**Instructions for the task**. Retype, please, the listing from its opening line through the line that contains "import numpy as np", both included, without the pictures.

**Data**.
>> Begin
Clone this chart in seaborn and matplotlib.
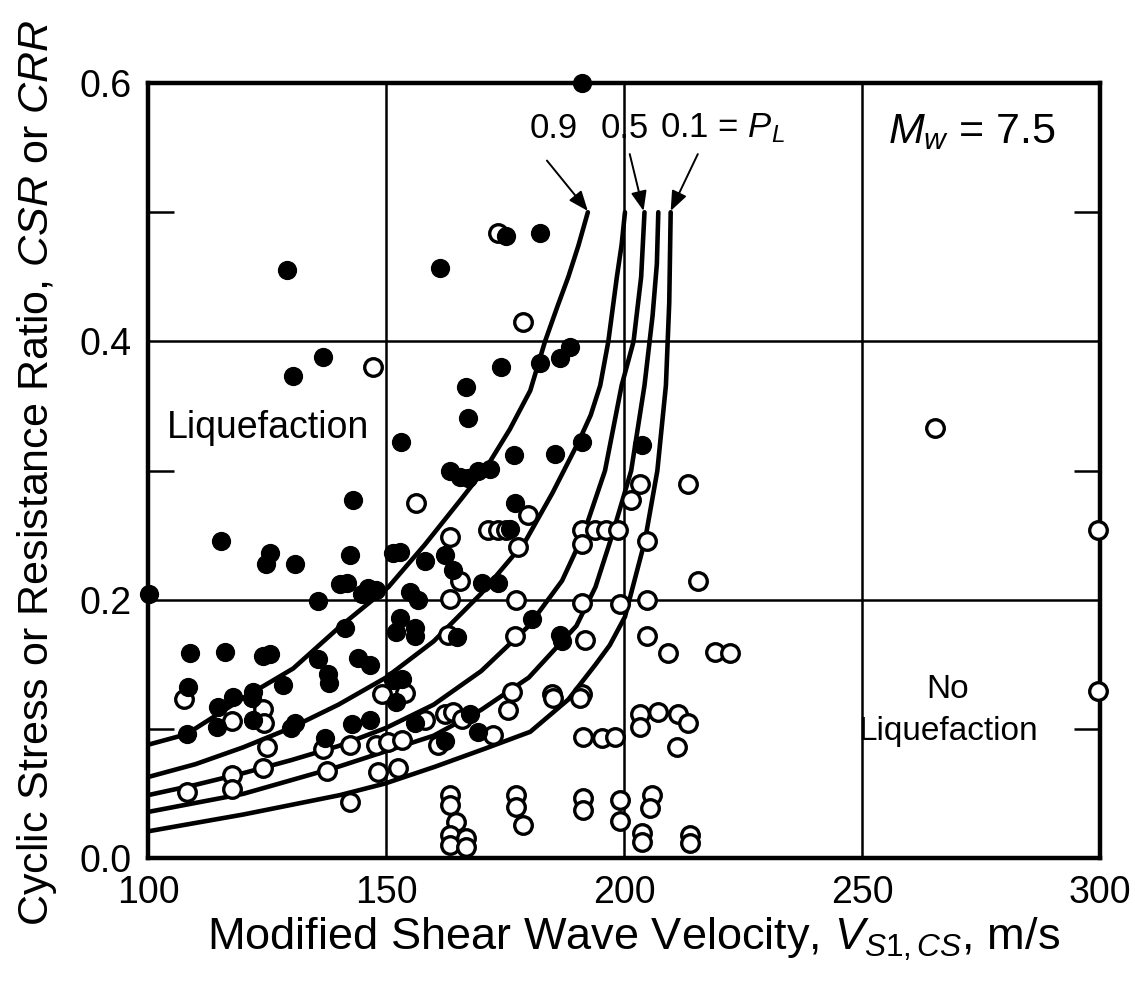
import matplotlib
matplotlib.use("Agg")
import matplotlib.pyplot as plt
import seaborn as sns
import pandas as pd
import numpy as np

# Case-history points: liquefied sites (filled) and non-liquefied sites (open)
liq_vs = [191.2, 129.3, 161.3, 175.2, 182.4, 136.8, 130.5, 174.1, 166.9, 182.4,
          186.6, 188.7, 167.3, 153.2, 176.8, 163.4, 165.5, 167.3, 169.4, 171.8,
          143.1, 177.1, 185.4, 191.1, 203.7, 115.4, 125.6, 124.7, 130.9, 100.2,
          135.8, 108.8, 116.2, 124.2, 125.6, 135.8, 137.9, 138.1, 128.4, 108.5,
          122.1, 117.9, 140.3, 142.4, 151.5, 152.9, 162.4, 158.2, 164.1, 141.7,
          146.3, 144.9, 148.0, 155.0, 156.8, 170.1, 173.6, 141.4, 152.9, 152.2,
          156.1, 156.1, 165.0, 144.2, 146.6, 153.3, 151.5, 180.6, 186.6, 186.9,
          114.8, 121.8, 114.4, 122.1, 108.1, 130.1, 130.9, 137.2, 162.4, 142.8,
          146.6, 169.4, 176.1, 152.1, 156.1, 167.6]
liq_csr = [0.600, 0.455, 0.457, 0.482, 0.484, 0.388, 0.373, 0.380, 0.365, 0.383,
           0.387, 0.396, 0.341, 0.322, 0.312, 0.300, 0.295, 0.294, 0.300, 0.301,
           0.277, 0.275, 0.313, 0.322, 0.320, 0.246, 0.236, 0.228, 0.228, 0.205,
           0.199, 0.159, 0.160, 0.157, 0.158, 0.154, 0.143, 0.136, 0.134, 0.133,
           0.129, 0.125, 0.212, 0.235, 0.236, 0.237, 0.235, 0.230, 0.223, 0.213,
           0.209, 0.205, 0.208, 0.206, 0.200, 0.213, 0.213, 0.178, 0.186, 0.175,
           0.178, 0.172, 0.171, 0.155, 0.150, 0.139, 0.138, 0.185, 0.173, 0.168,
           0.117, 0.124, 0.102, 0.107, 0.096, 0.101, 0.105, 0.093, 0.091, 0.104,
           0.107, 0.098, 0.255, 0.121, 0.105, 0.112]

non_vs = [173.6, 178.8, 147.3, 156.4, 179.9, 163.4, 203.4, 201.5, 213.4, 191.1,
          193.9, 196.3, 198.8, 204.8, 177.8, 165.5, 163.4, 177.4, 163.1, 177.1,
          149.1, 154.0, 176.4, 191.1, 215.6, 191.2, 199.2, 204.8, 191.7, 204.8,
          209.3, 219.1, 222.3, 184.8, 191.1, 107.6, 117.7, 124.2, 124.4, 124.9,
          136.8, 124.2, 117.7, 117.7, 108.1, 137.5, 142.4, 148.4, 152.6, 142.4,
          148.0, 150.5, 153.3, 161.0, 172.5, 163.4, 163.4, 164.8, 163.4, 163.4,
          166.9, 166.9, 177.4, 177.4, 178.8, 185.1, 190.8, 191.4, 195.3, 198.1,
          203.4, 203.4, 207.2, 211.4, 213.5, 211.1, 191.4, 191.4, 199.2, 199.2,
          205.8, 205.5, 203.7, 203.7, 213.9, 213.9, 265.3, 299.6, 299.6, 171.5,
          173.6, 175.3, 158.2, 162.4, 164.1, 165.9, 175.7]
non_csr = [0.484, 0.415, 0.380, 0.275, 0.266, 0.249, 0.290, 0.277, 0.290, 0.254,
           0.254, 0.254, 0.254, 0.246, 0.241, 0.215, 0.201, 0.200, 0.173, 0.172,
           0.127, 0.128, 0.129, 0.243, 0.215, 0.198, 0.197, 0.200, 0.169, 0.172,
           0.159, 0.160, 0.159, 0.127, 0.127, 0.123, 0.106, 0.116, 0.105, 0.0865,
           0.085, 0.070, 0.0646, 0.0535, 0.0517, 0.068, 0.044, 0.067, 0.070, 0.088,
           0.088, 0.090, 0.092, 0.088, 0.0956, 0.049, 0.041, 0.0285, 0.018, 0.0104,
           0.0156, 0.009, 0.049, 0.040, 0.026, 0.124, 0.124, 0.094, 0.093, 0.094,
           0.112, 0.102, 0.1136, 0.112, 0.1046, 0.0865, 0.0466, 0.0375, 0.045, 0.029,
           0.049, 0.039, 0.0195, 0.013, 0.018, 0.0118, 0.333, 0.254, 0.1296, 0.254,
           0.254, 0.254, 0.107, 0.112, 0.1136, 0.108, 0.115]

# Probability-of-liquefaction boundary curves (P_L = 0.9 ... 0.1)
curve_pl = ["0.9", "0.7", "0.5", "0.3", "0.1"]
curve_vs = [
    [100, 108, 120.4, 130.5, 140.2, 150.5, 158.2, 166, 171.5, 176, 180.3, 183.4, 186, 188.3, 190.4, 192.4],
    [100, 110, 120, 130, 140, 150, 160, 170, 179.2, 185, 190.4, 193, 195.0, 196.7, 198.5, 199.5, 200.2],
    [100, 110, 120, 130, 140, 150, 160, 170, 180, 187, 191.4, 196, 199.5, 202.0, 203.6, 204.3],
    [100, 120, 140, 160, 170, 180, 190, 194, 197.5, 201.5, 204.3, 206.0, 206.9, 207.2],
    [100, 120, 140.3, 149.8, 160.3, 170.8, 180.3, 188.3, 194, 197, 200.2, 204.4, 207, 208.8, 209.5, 209.8],
]
curve_crr = [
    [0.088, 0.096, 0.125, 0.147, 0.179, 0.210, 0.243, 0.279, 0.305, 0.332, 0.362, 0.400, 0.427, 0.450, 0.474, 0.500],
    [0.063, 0.073, 0.086, 0.101, 0.119, 0.140, 0.168, 0.205, 0.245, 0.283, 0.322, 0.343, 0.366, 0.400, 0.450, 0.475, 0.500],
    [0.049, 0.057, 0.066, 0.076, 0.087, 0.101, 0.119, 0.145, 0.180, 0.215, 0.250, 0.300, 0.366, 0.400, 0.450, 0.500],
    [0.036, 0.050, 0.071, 0.095, 0.115, 0.140, 0.180, 0.210, 0.250, 0.300, 0.366, 0.420, 0.460, 0.500],
    [0.021, 0.034, 0.049, 0.058, 0.071, 0.085, 0.098, 0.123, 0.150, 0.165, 0.187, 0.246, 0.300, 0.366, 0.430, 0.500],
]

x_ticks = [100, 150, 200, 250, 300]
y_ticks = [0.0, 0.2, 0.4, 0.6]
y_minor = [0.1, 0.3, 0.5]

sns.set_theme(style="white")
plt.rcParams["font.family"] = ["Liberation Sans", "DejaVu Sans"]
plt.rcParams["mathtext.fontset"] = "custom"
plt.rcParams["mathtext.rm"] = "Liberation Sans"
plt.rcParams["mathtext.it"] = "Liberation Sans:italic"
plt.rcParams["mathtext.bf"] = "Liberation Sans:bold"
plt.rcParams["text.color"] = "black"

fig = plt.figure(figsize=(11.35, 9.88), dpi=100)
ax = fig.add_axes([0.1304, 0.1311, 0.8388, 0.7849])

ax.set_xlim(100, 300)
ax.set_ylim(0, 0.6)

# grid
for xv in x_ticks[1:-1]:
    ax.axvline(xv, color="black", lw=1.8, zorder=1)
for yv in y_ticks[1:-1]:
    ax.axhline(yv, color="black", lw=1.8, zorder=1)

# curves
rows = []
for pl, xs, ys in zip(curve_pl, curve_vs, curve_crr):
    for i, (xv, yv) in enumerate(zip(xs, ys)):
        rows.append({"pl": pl, "order": i, "vs": xv, "crr": yv})
curves_df = pd.DataFrame(rows)
sns.lineplot(data=curves_df, x="vs", y="crr", units="pl", estimator=None,
             sort=False, color="black", lw=3.3, ax=ax, zorder=3)

# case histories
liq_df = pd.DataFrame({"vs": liq_vs, "csr": liq_csr})
non_df = pd.DataFrame({"vs": non_vs, "csr": non_csr})
sns.scatterplot(data=non_df, x="vs", y="csr", s=160, facecolor="white",
                edgecolor="black", linewidth=2.4, ax=ax, zorder=4, clip_on=False)
sns.scatterplot(data=liq_df, x="vs", y="csr", s=165, color="black",
                edgecolor="black", linewidth=1, ax=ax, zorder=5, clip_on=False)

# axes styling
for sp in ax.spines.values():
    sp.set_linewidth(3.2)
    sp.set_color("black")
ax.set_xticks(x_ticks)
ax.set_yticks(y_ticks)
ax.set_xticklabels([str(v) for v in x_ticks])
ax.set_yticklabels([f"{v:.1f}" for v in y_ticks])
ax.tick_params(axis="both", which="major", length=0, labelsize=27, pad=12,
               labelcolor="black")
ax.set_yticks(y_minor, minor=True)
ax.tick_params(axis="y", which="minor", direction="in", length=19, width=1.8,
               left=True, right=True, color="black")

ax.set_xlabel(r"Modified Shear Wave Velocity, $V_{S1,CS}$, m/s", fontsize=32.5,
              color="black", va="center")
ax.set_ylabel(r"Cyclic Stress or Resistance Ratio, $CSR$ or $CRR$", fontsize=31,
              color="black", va="center")
ax.xaxis.set_label_coords(0.51, -0.105)
ax.yaxis.set_label_coords(-0.117, 0.497)

# annotations
ax.text(104, 0.333, "Liquefaction", fontsize=27, va="center", ha="left")
ax.text(268.0, 0.131, "No", fontsize=24, va="center", ha="center")
ax.text(268.0, 0.098, "Liquefaction", fontsize=24, va="center", ha="center")
ax.text(273, 0.562, r"$M_w$ = 7.5", fontsize=31, va="center", ha="center")

ax.text(185.3, 0.565, "0.9", fontsize=25, va="center", ha="center")
ax.text(200.2, 0.565, "0.5", fontsize=25, va="center", ha="center")
ax.text(207.5, 0.565, r"0.1 = $P_L$", fontsize=25, va="center", ha="left")

arrow_kw = dict(arrowstyle="-|>,head_length=1.0,head_width=0.4", color="black",
                lw=1.4, shrinkA=0, shrinkB=0)
ax.annotate("", xy=(192.4, 0.501), xytext=(183.8, 0.540), arrowprops=arrow_kw)
ax.annotate("", xy=(204.1, 0.501), xytext=(201.2, 0.545), arrowprops=arrow_kw)
ax.annotate("", xy=(209.8, 0.501), xytext=(215.5, 0.545), arrowprops=arrow_kw)

fig.savefig("out.png", dpi=100)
>> End
**The result**.
Clone this chart in seaborn and matplotlib.
import matplotlib
matplotlib.use("Agg")
import matplotlib.pyplot as plt
import seaborn as sns
import pandas as pd
import numpy as np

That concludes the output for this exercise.